» EXERCISE BRIEF: Leaving the pictures out, print the lines from the first line of the listing through the line containing "im.set_clip_path(patch)", exactly as they read, and no others.

» PROVIDED MATERIAL:
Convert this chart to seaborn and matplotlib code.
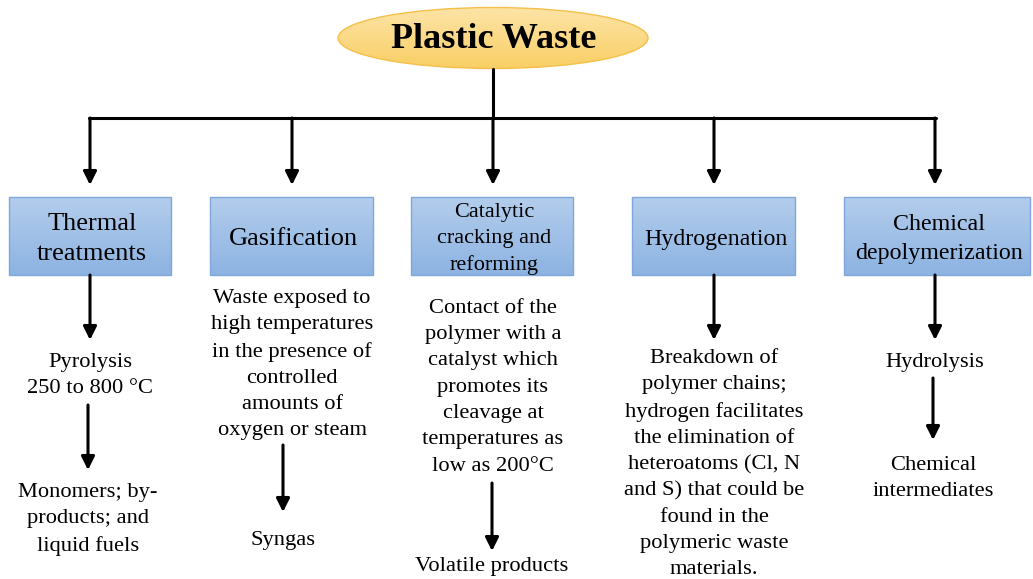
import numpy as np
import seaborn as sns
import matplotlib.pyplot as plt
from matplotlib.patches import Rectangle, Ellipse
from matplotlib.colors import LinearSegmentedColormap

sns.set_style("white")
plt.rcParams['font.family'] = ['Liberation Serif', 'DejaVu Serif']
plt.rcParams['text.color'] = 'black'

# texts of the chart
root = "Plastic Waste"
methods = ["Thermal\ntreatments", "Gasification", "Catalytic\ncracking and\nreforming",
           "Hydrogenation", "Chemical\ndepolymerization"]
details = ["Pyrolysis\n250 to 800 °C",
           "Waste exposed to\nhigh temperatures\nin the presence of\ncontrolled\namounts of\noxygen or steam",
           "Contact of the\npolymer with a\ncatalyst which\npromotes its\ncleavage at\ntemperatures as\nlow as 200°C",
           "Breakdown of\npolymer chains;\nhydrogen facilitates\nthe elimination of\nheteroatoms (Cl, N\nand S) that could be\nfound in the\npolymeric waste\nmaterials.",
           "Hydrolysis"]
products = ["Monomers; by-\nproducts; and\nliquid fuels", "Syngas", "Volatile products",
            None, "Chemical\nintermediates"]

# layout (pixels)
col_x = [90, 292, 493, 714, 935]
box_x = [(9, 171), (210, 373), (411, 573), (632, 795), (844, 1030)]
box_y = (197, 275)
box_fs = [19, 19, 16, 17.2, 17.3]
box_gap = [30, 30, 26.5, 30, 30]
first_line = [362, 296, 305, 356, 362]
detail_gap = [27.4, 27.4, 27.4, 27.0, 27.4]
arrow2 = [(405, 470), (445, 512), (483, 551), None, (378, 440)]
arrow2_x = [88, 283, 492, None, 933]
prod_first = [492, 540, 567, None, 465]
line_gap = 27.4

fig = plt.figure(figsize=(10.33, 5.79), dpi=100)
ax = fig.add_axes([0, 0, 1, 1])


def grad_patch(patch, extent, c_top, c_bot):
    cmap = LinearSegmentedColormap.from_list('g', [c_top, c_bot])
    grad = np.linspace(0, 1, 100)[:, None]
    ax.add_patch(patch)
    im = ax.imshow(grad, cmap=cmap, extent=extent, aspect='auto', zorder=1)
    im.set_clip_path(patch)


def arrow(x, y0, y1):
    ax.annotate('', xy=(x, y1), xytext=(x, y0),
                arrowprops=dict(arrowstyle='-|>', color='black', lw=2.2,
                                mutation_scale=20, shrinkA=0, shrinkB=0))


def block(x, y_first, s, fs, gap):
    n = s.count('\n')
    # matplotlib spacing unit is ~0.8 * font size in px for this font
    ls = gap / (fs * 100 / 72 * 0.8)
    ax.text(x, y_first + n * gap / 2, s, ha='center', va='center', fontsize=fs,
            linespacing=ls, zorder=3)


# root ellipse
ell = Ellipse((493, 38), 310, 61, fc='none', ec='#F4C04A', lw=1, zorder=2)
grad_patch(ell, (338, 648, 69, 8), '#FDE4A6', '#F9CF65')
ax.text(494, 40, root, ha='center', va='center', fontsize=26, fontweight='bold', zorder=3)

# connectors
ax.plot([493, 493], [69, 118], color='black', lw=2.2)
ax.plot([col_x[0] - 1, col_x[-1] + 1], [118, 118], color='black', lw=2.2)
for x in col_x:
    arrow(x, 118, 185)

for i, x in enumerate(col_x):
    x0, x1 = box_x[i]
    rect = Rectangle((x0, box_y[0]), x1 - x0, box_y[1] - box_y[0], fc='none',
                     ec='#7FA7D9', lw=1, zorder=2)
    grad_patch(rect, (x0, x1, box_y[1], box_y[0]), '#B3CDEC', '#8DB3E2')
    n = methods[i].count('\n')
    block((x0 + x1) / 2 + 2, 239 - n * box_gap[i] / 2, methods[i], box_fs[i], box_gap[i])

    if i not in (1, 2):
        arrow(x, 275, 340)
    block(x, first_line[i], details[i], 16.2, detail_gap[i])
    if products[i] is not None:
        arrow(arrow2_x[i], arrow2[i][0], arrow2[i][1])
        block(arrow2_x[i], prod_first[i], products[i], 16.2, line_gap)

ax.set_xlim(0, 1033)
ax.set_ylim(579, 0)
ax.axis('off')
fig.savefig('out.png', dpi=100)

» RESPONSE:
Convert this chart to seaborn and matplotlib code.
import numpy as np
import seaborn as sns
import matplotlib.pyplot as plt
from matplotlib.patches import Rectangle, Ellipse
from matplotlib.colors import LinearSegmentedColormap

sns.set_style("white")
plt.rcParams['font.family'] = ['Liberation Serif', 'DejaVu Serif']
plt.rcParams['text.color'] = 'black'

# texts of the chart
root = "Plastic Waste"
methods = ["Thermal\ntreatments", "Gasification", "Catalytic\ncracking and\nreforming",
           "Hydrogenation", "Chemical\ndepolymerization"]
details = ["Pyrolysis\n250 to 800 °C",
           "Waste exposed to\nhigh temperatures\nin the presence of\ncontrolled\namounts of\noxygen or steam",
           "Contact of the\npolymer with a\ncatalyst which\npromotes its\ncleavage at\ntemperatures as\nlow as 200°C",
           "Breakdown of\npolymer chains;\nhydrogen facilitates\nthe elimination of\nheteroatoms (Cl, N\nand S) that could be\nfound in the\npolymeric waste\nmaterials.",
           "Hydrolysis"]
products = ["Monomers; by-\nproducts; and\nliquid fuels", "Syngas", "Volatile products",
            None, "Chemical\nintermediates"]

# layout (pixels)
col_x = [90, 292, 493, 714, 935]
box_x = [(9, 171), (210, 373), (411, 573), (632, 795), (844, 1030)]
box_y = (197, 275)
box_fs = [19, 19, 16, 17.2, 17.3]
box_gap = [30, 30, 26.5, 30, 30]
first_line = [362, 296, 305, 356, 362]
detail_gap = [27.4, 27.4, 27.4, 27.0, 27.4]
arrow2 = [(405, 470), (445, 512), (483, 551), None, (378, 440)]
arrow2_x = [88, 283, 492, None, 933]
prod_first = [492, 540, 567, None, 465]
line_gap = 27.4

fig = plt.figure(figsize=(10.33, 5.79), dpi=100)
ax = fig.add_axes([0, 0, 1, 1])


def grad_patch(patch, extent, c_top, c_bot):
    cmap = LinearSegmentedColormap.from_list('g', [c_top, c_bot])
    grad = np.linspace(0, 1, 100)[:, None]
    ax.add_patch(patch)
    im = ax.imshow(grad, cmap=cmap, extent=extent, aspect='auto', zorder=1)
    im.set_clip_path(patch)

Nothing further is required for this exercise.